Dibanding dengan profesi lain, diyakini, ‘hanya’ guru’ yang berurusan dengan perkara hukum karena “niat baik’. Ada siswa yang ‘tidak mau’ sholat, sekali lagi, siswa tidak mau shalat, dipukul gurunya, pukulan spritual’ guru ini membawa dia ke ranah hukum. Ada guru yang mencubit siswa karena tidak mau belajar, sekali lagi, siswa itu tidak mau belajar, guru itu dilaporkan ke polisi, dan banyak lagi kasus kasus yang lain.

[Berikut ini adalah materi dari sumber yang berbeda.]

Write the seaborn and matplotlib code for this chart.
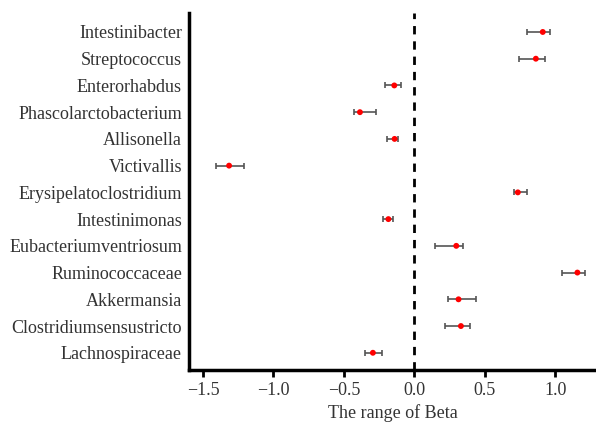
import matplotlib
matplotlib.use("Agg")
import matplotlib.pyplot as plt
import seaborn as sns
import pandas as pd
import numpy as np

# taxa, top to bottom
taxa = ['Intestinibacter', 'Streptococcus', 'Enterorhabdus', 'Phascolarctobacterium',
        'Allisonella', 'Victivallis', 'Erysipelatoclostridium', 'Intestinimonas',
        'Eubacteriumventriosum', 'Ruminococcaceae', 'Akkermansia',
        'Clostridiumsensustricto', 'Lachnospiraceae']
beta = [0.912, 0.863, -0.142, -0.386, -0.140, -1.315, 0.735, -0.184,
        0.298, 1.158, 0.314, 0.331, -0.294]
low = [0.797, 0.740, -0.211, -0.426, -0.192, -1.411, 0.711, -0.220,
       0.149, 1.052, 0.238, 0.217, -0.352]
high = [0.964, 0.929, -0.095, -0.274, -0.118, -1.208, 0.799, -0.152,
        0.343, 1.213, 0.437, 0.399, -0.230]

df = pd.DataFrame({'taxon': taxa, 'beta': beta, 'low': low, 'high': high})

sns.set_style("ticks")
plt.rcParams['font.family'] = ['Liberation Serif', 'DejaVu Serif']

fig = plt.figure(figsize=(5.96, 4.24), dpi=100)
ax = fig.add_axes([0.317, 0.127, 0.683, 0.843])

pos = np.arange(len(df))
ax.errorbar(df['beta'], pos,
            xerr=[df['beta'] - df['low'], df['high'] - df['beta']],
            fmt='none', ecolor='#555555', elinewidth=1.2, capsize=2.5,
            capthick=1.2, zorder=2)
sns.scatterplot(x=df['beta'], y=pos, color='red', s=18, edgecolor='none',
                ax=ax, zorder=3)
ax.axvline(0, color='black', linestyle=(0, (3, 2.5)), linewidth=2, zorder=1)

ax.set_yticks(pos)
ax.set_yticklabels(taxa)
ax.set_ylim(12.65, -0.72)
ax.set_xlim(-1.6, 1.29)
ax.set_xticks([-1.5, -1.0, -0.5, 0.0, 0.5, 1.0])

ax.spines['top'].set_visible(False)
ax.spines['right'].set_visible(False)
for side in ['left', 'bottom']:
    ax.spines[side].set_linewidth(2.5)
    ax.spines[side].set_color('black')
ax.tick_params(axis='y', length=0, labelsize=13, pad=5, labelcolor='#333333')
ax.tick_params(axis='x', length=5, width=2, color='black', labelsize=13,
               labelcolor='#333333')
ax.set_xlabel('The range of Beta', fontsize=13, color='#333333')
ax.set_ylabel('')

fig.savefig('out.png', dpi=100)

Oleh karena itu, dipastikan, sistim pendidikan Indonesia memprioritaskan pembangunan manusia (guru) sebagai ujung tombak pendidikan. Sudah banyak yang dilakukan pemerintah. Perlu ada pemberdayaan, harus ada yang dibenahi.

Pertama, memperbanyak workshop, seminar, diklat yang berisi ceramah tentang kurikulum, perencanaan pembelajaran, dll. Yang dibicarakan cenderung ‘apa itu’: apa itu kurikulum?, apa itu RPP? Apa itu mengajar?, dll. Padahal yang penting bagi guru ‘bagaimana itu”: Bagaimana mengajar? Bagaimana menilai, dll yang sesuai dengan konteks sekolah.

Kedua, persempit ‘area’ tugas guru. Dalam peraturan apapun yang dikeluarkan pemerintah dicantumkan tugas guru itu adalah mendidik, mengajar, membimbing, mengarahkan, melatih, menilai, dan mengevaluasi peserta didik. (UU RI Nomor 14 Tahun 2005). Tapi yang “dihargai” adalah jam tatap muka (mengajar) 24 jam per minggu.

Ketiga, mengurangi penghargaan pada guru, dan apresiasi kinerja guru dengan materi. Jam wajib kerja guru 24 jam tatap muka per minggu dan dibayar TFG. Ini disinyalir upaya dalam mengeliminisir kinerja guru berdasarkan kuantitas jam kerja bukan kualitas hasil kerja.

Jangan heran bila banyak oknum guru yang ‘pontang panting’ mencari jam tambahan di sekolah lain hanya untuk mencukupi jam kerjanya sehingga berhak mendapatkan TFG. Akibatnya, energinya terkuras ‘di jalan’ sehingga PP dikedua sekolah itu tidak maksimal.

Kempat, menggunakan finger print. Finger print menjadi makhluk baru yang menakutkan bagi ASN termasuk guru. Kehidupan guru sangat tergantung dari benda mati ini. Uang lauk pauk dan tunjangan sertifikasi sangat tergantung pada catatan makhluk ini.

Jangan heran bila benda ini terkadang lebih “dihormati”. Bagi guru tidak tentu ‘panas hujan yang paling penting dalam hidup adalah menyentuh atau memandang benda mati ini. Efeknya, mengajar adalah urusan nomor dua.

Semoga Hari Pendidikan Nasional tahun ini dan pandemi covid-19 menginpirasi stakeholder pendidikan menentukan arah pendidikan kita ke yang lebih baik dan berkualitas, aamiin!